Soon, Dom has most of the old band back together, along with a promise from Hobbs of immunity for all if they succeed in stopping Shaw in his tracks. (Sitting this one out: fast-talking Puerto Rican hustlers Leo and Santos, last seen gambling away their “Fast Five” winnings somewhere on the French Riviera.) And if teamwork has always been the principal subtext of the “Fast” movies, “Furious 6” is the most overtly Hawksian of the lot, pitting Dom’s belief in family and trust against the mercenary Shaw, who treats his people as expendably as spark plugs. A mid-film pit stop in Los Angeles further ties these new events to those of the 2009 pic, while a juicy post-credits tag both closes the “Tokyo Drift” time loop and sets up the already announced “Fast & Furious 7” (to be directed by “Saw” helmer James Wan).
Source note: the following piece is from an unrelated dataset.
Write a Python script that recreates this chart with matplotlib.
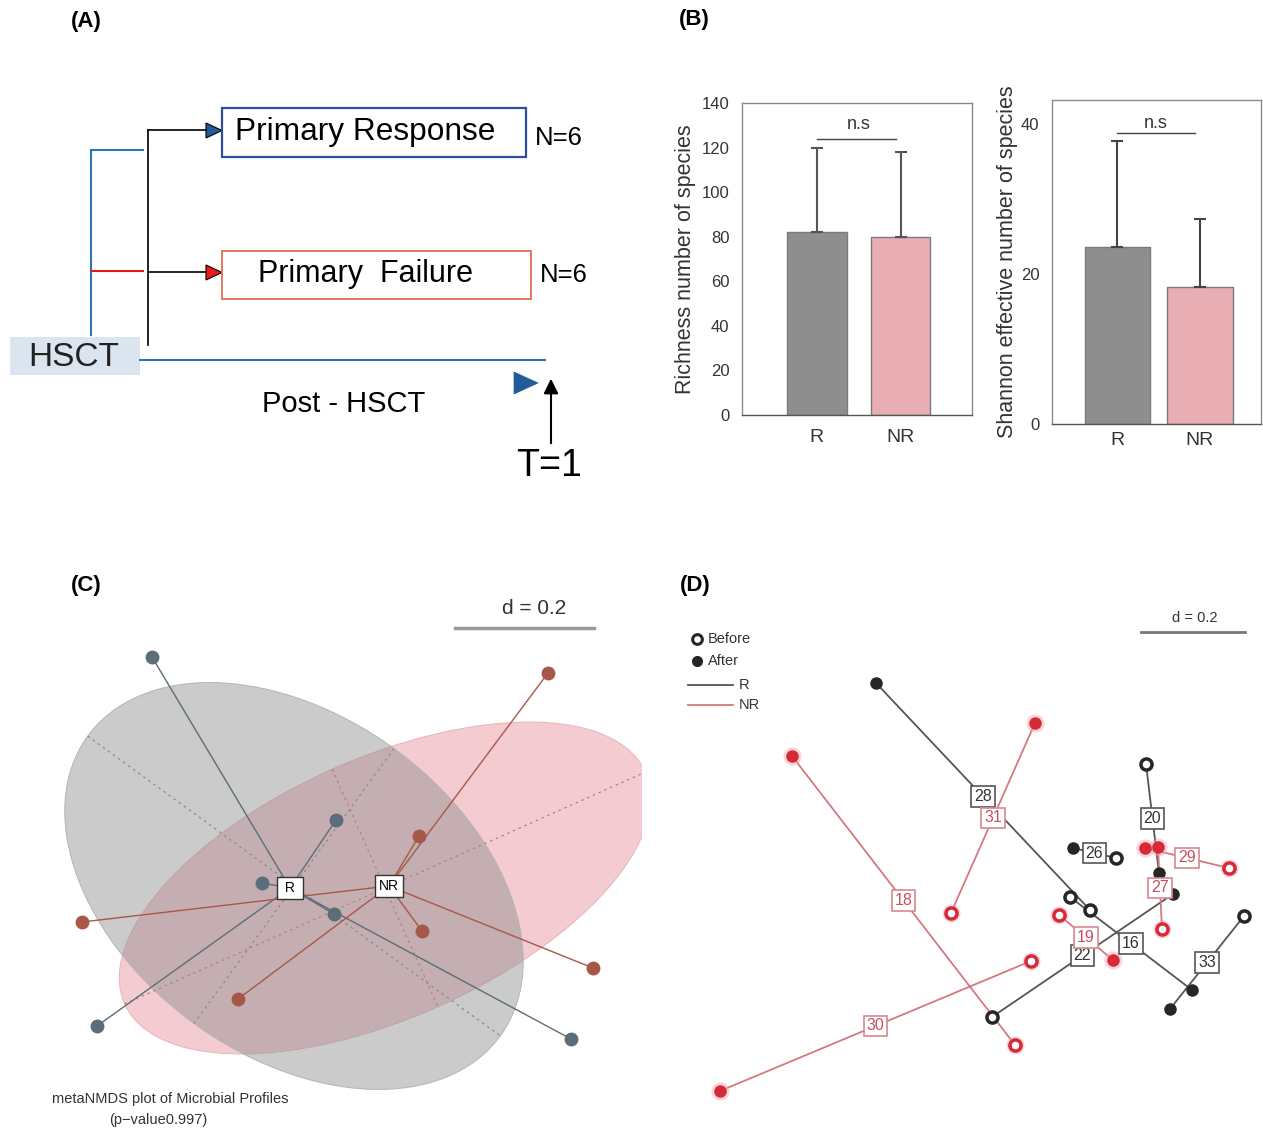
import matplotlib
matplotlib.use('Agg')
import matplotlib.pyplot as plt
from matplotlib.patches import Rectangle, Ellipse, Polygon
import numpy as np

plt.rcParams['font.family'] = ['Liberation Sans', 'DejaVu Sans']

# ---- panel B: alpha diversity
groups = ['R', 'NR']
richness = [82, 80]
richness_err = [38, 38]
shannon = [23.6, 18.3]
shannon_err = [14.1, 9.0]
bar_colors = ['#8e8e8e', '#e8aeb4']

# ---- panel C: metaNMDS, point positions in picture pixels
c_center_R = (290, 888)
c_center_NR = (389, 886)
c_r_x = [152, 336, 262, 334, 97, 571]
c_r_y = [657, 820, 883, 914, 1026, 1039]
c_nr_x = [548, 419, 82, 422, 238, 593]
c_nr_y = [673, 836, 922, 931, 999, 968]
# ellipse: cx, cy, semi-major, semi-minor, angle
ell_R = (294, 886, 255, 170, 36)
ell_NR = (385, 888, 285, 130, -24)

# ---- panel D: paired samples before / after
d_ids = ['28', '16', '20', '22', '26', '33', '31', '18', '30', '19', '29', '27']
d_group = ['R'] * 6 + ['NR'] * 6
d_before_x = [1090, 1070, 1146, 992, 1116, 1244, 951, 1015, 1031, 1059, 1229, 1162]
d_before_y = [910, 897, 764, 1017, 858, 916, 913, 1045, 961, 915, 868, 929]
d_after_x = [876, 1192, 1159, 1173, 1073, 1170, 1035, 792, 720, 1113, 1145, 1158]
d_after_y = [683, 990, 873, 894, 848, 1009, 723, 756, 1091, 960, 848, 847]

fig = plt.figure(figsize=(12.63, 11.3), dpi=100)
ax = fig.add_axes([0, 0, 1, 1])
ax.set_xlim(0, 1263)
ax.set_ylim(1130, 0)
ax.axis('off')

for lab, x, y in [('(A)', 86, 22), ('(B)', 694, 20), ('(C)', 86, 585), ('(D)', 695, 585)]:
    ax.text(x, y, lab, fontsize=16, fontweight='bold', ha='center', va='center')

# ================= panel A =================
blue = '#2e75b6'
ax.plot([91, 91], [335, 150], color=blue, lw=1.5)
ax.plot([91, 143], [150, 150], color=blue, lw=1.5)
ax.plot([91, 143], [271, 271], color='#e41a1a', lw=1.5)
ax.plot([148, 148], [345, 130], color='black', lw=1.2)
ax.plot([148, 206], [130, 130], color='black', lw=1.2)
ax.plot([148, 206], [272, 272], color='black', lw=1.2)
ax.add_patch(Polygon([[206, 123], [206, 138], [222, 130.5]], closed=True,
                     fc='#1f5c99', ec='black', lw=0.8))
ax.add_patch(Polygon([[206, 265], [206, 280], [222, 272.5]], closed=True,
                     fc='#e81c1c', ec='black', lw=0.8))
ax.add_patch(Rectangle((222, 108), 304, 49, fc='white', ec='#2f4f9e', lw=1.6))
ax.text(235, 132, 'Primary Response', fontsize=22.8, va='center', ha='left')
ax.text(535, 138, 'N=6', fontsize=18.5, va='center', ha='left')
ax.add_patch(Rectangle((222, 251), 309, 48, fc='white', ec='#e07050', lw=1.3))
ax.text(258, 274, 'Primary  Failure', fontsize=22, va='center', ha='left')
ax.text(540, 275, 'N=6', fontsize=18.5, va='center', ha='left')
ax.add_patch(Rectangle((10, 337), 130, 38, fc='#dae5f0', ec='none'))
ax.text(74, 357, 'HSCT', fontsize=24, va='center', ha='center', color='#222222')
ax.plot([140, 545], [360, 360], color=blue, lw=1.5)
ax.text(344, 404, 'Post - HSCT', fontsize=21, va='center', ha='center')
ax.add_patch(Polygon([[514, 372], [514, 394], [538, 383]], closed=True,
                     fc='#1f5c99', ec='#1f5c99', lw=0.5))
ax.annotate('', xy=(551, 376), xytext=(551, 446),
            arrowprops=dict(arrowstyle='-|>', color='black', lw=1.5, mutation_scale=22))
ax.text(549, 466, 'T=1', fontsize=27, va='center', ha='center')

# ================= panel C =================
clip = Rectangle((40, 600), 602, 500, transform=ax.transData)
for (cx, cy, a, b, ang), fc, ec in [(ell_NR, (0.93, 0.60, 0.65, 0.5), '#e8b4ba'),
                                     (ell_R, (0.55, 0.55, 0.55, 0.45), '#b4b4b4')]:
    e = Ellipse((cx, cy), 2 * a, 2 * b, angle=ang, fc=fc, ec=ec, lw=0.7, zorder=1)
    ax.add_patch(e)
    e.set_clip_path(clip)
for (cx, cy, a, b, ang), col in [(ell_R, '#8a8a8a'), (ell_NR, '#b08080')]:
    t = np.deg2rad(ang)
    for half, tt in [(a, t), (b, t + np.pi / 2)]:
        dx, dy = half * np.cos(tt), half * np.sin(tt)
        ln, = ax.plot([cx - dx, cx + dx], [cy - dy, cy + dy], color=col, lw=0.9,
                      ls=(0, (2, 3)), zorder=2)
        ln.set_clip_path(clip)

r_col = '#5b6d79'
nr_col = '#a65848'
for x, y in zip(c_r_x, c_r_y):
    ax.plot([c_center_R[0], x], [c_center_R[1], y], color=r_col, lw=1.0, zorder=3)
for x, y in zip(c_nr_x, c_nr_y):
    ax.plot([c_center_NR[0], x], [c_center_NR[1], y], color=nr_col, lw=1.0, zorder=3)
ax.scatter(c_r_x, c_r_y, s=100, color=r_col, zorder=4, lw=0)
ax.scatter(c_nr_x, c_nr_y, s=100, color=nr_col, zorder=4, lw=0)
ax.text(c_center_R[0], c_center_R[1], ' R ', fontsize=10, ha='center', va='center', zorder=5,
        bbox=dict(boxstyle='square,pad=0.3', fc='white', ec='#333333', lw=1))
ax.text(c_center_NR[0], c_center_NR[1], 'NR', fontsize=10, ha='center', va='center', zorder=5,
        bbox=dict(boxstyle='square,pad=0.3', fc='white', ec='#333333', lw=1))
ax.text(534, 609, 'd = 0.2', fontsize=15, ha='center', va='center', color='#333333')
ax.plot([455, 594], [628, 628], color='#999999', lw=2.5)
ax.text(170, 1099, 'metaNMDS plot of Microbial Profiles', fontsize=10.5, ha='center',
        va='center', color='#333333')
ax.text(158, 1120, '(p\u2212value0.997)', fontsize=10.5, ha='center', va='center', color='#333333')

# ================= panel D =================
dk = '#262626'
rd = '#d42a3a'
line_col = {'R': '#555555', 'NR': '#d47880'}
for i, gid in enumerate(d_ids):
    g = d_group[i]
    bx, by, fx, fy = d_before_x[i], d_before_y[i], d_after_x[i], d_after_y[i]
    ax.plot([bx, fx], [by, fy], color=line_col[g], lw=1.3, zorder=3)
for i, gid in enumerate(d_ids):
    g = d_group[i]
    c = dk if g == 'R' else rd
    if g == 'NR':
        ax.plot([d_before_x[i], d_after_x[i]], [d_before_y[i], d_after_y[i]], 'o', ms=13,
                color='#f4a0a8', alpha=0.45, mew=0, zorder=3.5)
    ax.plot(d_after_x[i], d_after_y[i], 'o', ms=9, color=c, mew=0, zorder=4)
    ax.plot(d_before_x[i], d_before_y[i], 'o', ms=8, mfc='white', mec=c, mew=2.5, zorder=4)
for i, gid in enumerate(d_ids):
    g = d_group[i]
    mx = (d_before_x[i] + d_after_x[i]) / 2
    my = (d_before_y[i] + d_after_y[i]) / 2
    tc, ec = ('#333333', '#555555') if g == 'R' else ('#c65060', '#d98890')
    ax.text(mx, my, gid, fontsize=11.5, ha='center', va='center', color=tc, zorder=6,
            bbox=dict(boxstyle='square,pad=0.18', fc='white', ec=ec, lw=1.2))

ax.text(1195, 618, 'd = 0.2', fontsize=10.5, ha='center', va='center', color='#333333')
ax.plot([1141, 1245], [632, 632], color='#777777', lw=2)
ax.plot(697, 639, 'o', ms=7, mfc='white', mec=dk, mew=2.2)
ax.text(708, 639, 'Before', fontsize=10.5, va='center', color='#333333')
ax.plot(697, 661, 'o', ms=8, color=dk, mew=0)
ax.text(708, 661, 'After', fontsize=10.5, va='center', color='#333333')
ax.plot([688, 733], [685, 685], color=line_col['R'], lw=1.3)
ax.text(739, 685, 'R', fontsize=10.5, va='center', color='#333333')
ax.plot([688, 733], [705, 705], color=line_col['NR'], lw=1.3)
ax.text(739, 705, 'NR', fontsize=10.5, va='center', color='#333333')

# ================= panel B =================
W, H = 1263, 1130


def bar_axes(x0, x1, ytop, ybot):
    return fig.add_axes([x0 / W, 1 - ybot / H, (x1 - x0) / W, (ybot - ytop) / H])


def style(b, xpad):
    for s in b.spines.values():
        s.set_color('#8a8a8a')
        s.set_linewidth(1.0)
    b.spines['bottom'].set_color('#555555')
    b.tick_params(length=0, labelsize=12, colors='#333333', pad=9)
    b.tick_params(axis='x', labelsize=14, pad=xpad)


b1 = bar_axes(742, 972, 103, 415)
xpos = np.arange(len(groups))
b1.bar(xpos, richness, width=0.71, color=bar_colors, edgecolor='#7a7a7a', lw=1)
b1.errorbar(xpos, richness, yerr=[[0, 0], richness_err], fmt='none', ecolor='#555555',
            elinewidth=1.5, capsize=4, capthick=1.5)
b1.set_xlim(-0.89, 1.85)
b1.set_ylim(0, 140)
b1.set_yticks(range(0, 141, 20))
b1.set_xticks(xpos)
b1.set_xticklabels(groups)
b1.set_ylabel('Richness number of species', fontsize=15.5, color='#333333', labelpad=4)
b1.plot([0, 0.95], [124, 124], color='#444444', lw=1)
b1.text(0.5, 130.5, 'n.s', fontsize=13, ha='center', va='center', color='#333333')
style(b1, 10)

b2 = bar_axes(1052, 1261, 100, 424)
b2.bar(xpos, shannon, width=0.79, color=bar_colors, edgecolor='#7a7a7a', lw=1)
b2.errorbar(xpos, shannon, yerr=[[0, 0], shannon_err], fmt='none', ecolor='#444444',
            elinewidth=1.5, capsize=4, capthick=1.5)
b2.set_xlim(-0.79, 1.74)
b2.set_ylim(0, 43.2)
b2.set_yticks([0, 20, 40])
b2.set_xticks(xpos)
b2.set_xticklabels(groups)
b2.set_ylabel('Shannon effective number of species', fontsize=15.5, color='#333333', labelpad=2)
b2.plot([0, 0.94], [38.8, 38.8], color='#444444', lw=1)
b2.text(0.47, 40.1, 'n.s', fontsize=13, ha='center', va='center', color='#333333')
style(b2, 6)

fig.savefig('out.png', dpi=100)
It’s a perfectly adequate plot for a movie that’s really about finding new ways of making cars do things cars aren’t supposed to do, like tumbling end over end through the lobby of a London office building or, in the movie’s most spectacular image, dangling from the wings of a mighty Russian cargo plane. Lin has spoken of using toy cars as a reference when plotting out each film’s exuberantly destructive action setpieces, and the end results often retain the feel of a child happily smashing his own toys to pieces. That was especially true of “Fast Five’s” spectacular finish, in which two Dodge Chargers plowed through the streets of downtown Rio de Janeiro towing an enormous steel bank vault behind them. A hard act to follow, for sure, but “Furious 6” manages to come awfully close in an exhilarating pursuit along a winding Canaries highway with Shaw at the wheel of a Chieftain army tank, crushing full-sized cars as if they were made of candy glass.
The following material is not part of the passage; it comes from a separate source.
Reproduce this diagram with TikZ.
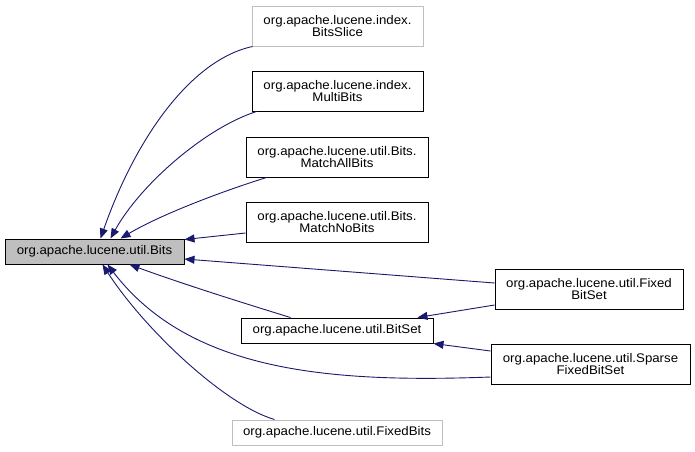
\documentclass[tikz,border=0pt]{standalone}
\usepackage{fontspec}
\setmainfont{Liberation Sans}[FakeStretch=1.06]
\usetikzlibrary{arrows.meta,calc}
\definecolor{edgecol}{HTML}{191970}
\definecolor{grayfill}{HTML}{BFBFBF}
\definecolor{graybord}{HTML}{BFBFBF}
\begin{document}
\begin{tikzpicture}[x=1pt,y=-1pt,
  box/.style={draw=black, line width=1pt, inner sep=0pt, align=center,
    font=\fontsize{12.5}{12.8}\selectfont},
  ghost/.style={box, draw=graybord},
  edge/.style={draw=edgecol, line width=0.9pt,
    -{Triangle[length=10pt,width=8pt,fill=edgecol]}}
]
\useasboundingbox (0,0) rectangle (695,451);
\fill[white] (0,0) rectangle (695,451);

\node[ghost, minimum width=171pt, minimum height=40pt] (bitsslice) at (337.5,26) {org.apache.lucene.index.\\BitsSlice};
\node[box, minimum width=171pt, minimum height=40pt] (multibits) at (337.5,91) {org.apache.lucene.index.\\MultiBits};
\node[box, minimum width=182pt, minimum height=40pt] (matchall) at (337,157) {org.apache.lucene.util.Bits.\\MatchAllBits};
\node[box, minimum width=182pt, minimum height=40pt] (matchno) at (337,222) {org.apache.lucene.util.Bits.\\MatchNoBits};
\node[box, fill=grayfill, minimum width=179pt, minimum height=25pt] (bits) at (94.5,251.5) {org.apache.lucene.util.Bits};
\node[box, minimum width=188pt, minimum height=40pt] (fixedbitset) at (589,289) {org.apache.lucene.util.Fixed\\BitSet};
\node[box, minimum width=192pt, minimum height=25pt] (bitset) at (337,330.5) {org.apache.lucene.util.BitSet};
\node[box, minimum width=199pt, minimum height=40pt] (sparse) at (590.5,364) {org.apache.lucene.util.Sparse\\FixedBitSet};
\node[ghost, minimum width=210pt, minimum height=25pt] (fixedbits) at (337,432.5) {org.apache.lucene.util.FixedBits};

\draw[edge] ($(bitsslice.south west)+(1,0)$) .. controls (190,60) and (135,140) .. ($(bits.north west)+(96,0)$);
\draw[edge] ($(multibits.south west)+(5,0)$) .. controls (205,128) and (140,185) .. ($(bits.north west)+(106,0)$);
\draw[edge] ($(matchall.south west)+(21,0)$) .. controls (220,192) and (160,215) .. ($(bits.north west)+(116,0)$);
\draw[edge] ($(matchno.west)+(0,11)$) -- ($(bits.north east)+(0,1)$);
\draw[edge] ($(fixedbitset.west)+(0,-6)$) -- ($(bits.east)+(0,7.5)$);
\draw[edge] ($(bitset.north west)+(50,0)$) .. controls (240,302) and (180,283) .. ($(bits.south west)+(125,0)$);
\draw[edge] ($(sparse.west)+(0,13)$) .. controls (330,383) and (190,372) .. ($(bits.south west)+(103,0)$);
\draw[edge] ($(fixedbits.north west)+(43,0)$) .. controls (225,405) and (145,330) .. ($(bits.south west)+(98,0)$);
\draw[edge] ($(fixedbitset.west)+(0,16)$) -- ($(bitset.north east)+(-16,0)$);
\draw[edge] ($(sparse.west)+(0,-13)$) -- (bitset.south east);
\end{tikzpicture}
\end{document}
All of it is staged by Lin, alongside returning cameraman Stephen F. Windon and an expert team of stunt coordinators and second unit directors, with a keen attention to spatial geography and a preference for capturing complicated pieces of action in single, continuous shots. Their work here stands shoulder to shoulder with the best of the Bond and “Mission: Impossible” films, as does the vivid soundwork by mixer John Casali, designer Peter Brown and re-recording mixers Frank A. Montano and Jon Taylor, who create a 3D environment one needs no special glasses to appreciate.